Troubleshooting
This page lists common issues encountered by users of OpenTSDB along with various troubleshooting steps. If you run into an issue, please check the OpenTSDB Google Group or the Github Issues. If you can’t find an answer, please include your operating system, TSD version and HBase version in your question.
OpenTSDB compactions trigger large .tmp files and region server crashes in HBase
This can be caused if you use millisecond timestamps and write thousands of data points for a single metric in a single hour. In this case, the column qualifier and row key can grow larger than the configured hfile.index.block.max.size
. In this situation we recommend that you disable TSD compaction code. In the future we will support appends which will allow for compacted columns with small qualifiers.
TSDs are slow to respond after region splits or over long run times
During region splits or region migrations, OpenTSDB’s AsyncHBase client will buffer RPCs in memory and attempt to flush them once the regions are back online. Each region has a 10,000 RPC buffer by default and if many regions are down then the RPCs can eventually fill up the TSD heap and cause long garbage collection pauses. If this happens, you can either increase your heap to accommodate more region splits or decrease the NSRE queue size by modifying the hbase.nsre.high_watermark
config parameter in AsyncHBase 1.7 and OpenTSDB 2.2.

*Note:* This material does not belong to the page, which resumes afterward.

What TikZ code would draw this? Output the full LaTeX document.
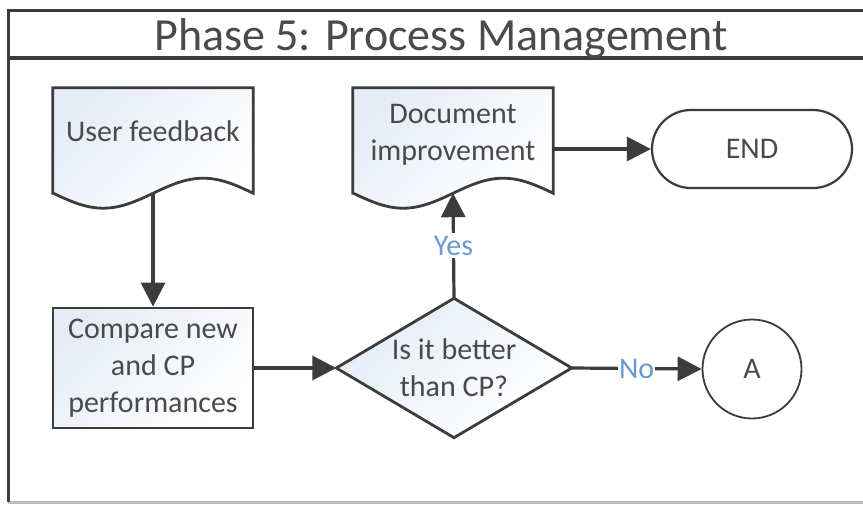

TSDs are stuck in GC or crashing due to Out of Memory Exceptions
There are a number of potential causes for this problem including:
Multiple NSREs from HBase - See the section above about TSDs being slow to respond.
Too many writes - If the rate of writes to TSD is high, queues can build up in AsyncHBase (see above) or in the compaction queue. If this is the case, check HBase performance and try disabling compactions.
Large queries - A very large query with many time series or for a long range can cause the TSD to OOM. Try reducing query size or break large queries up into smaller chunks.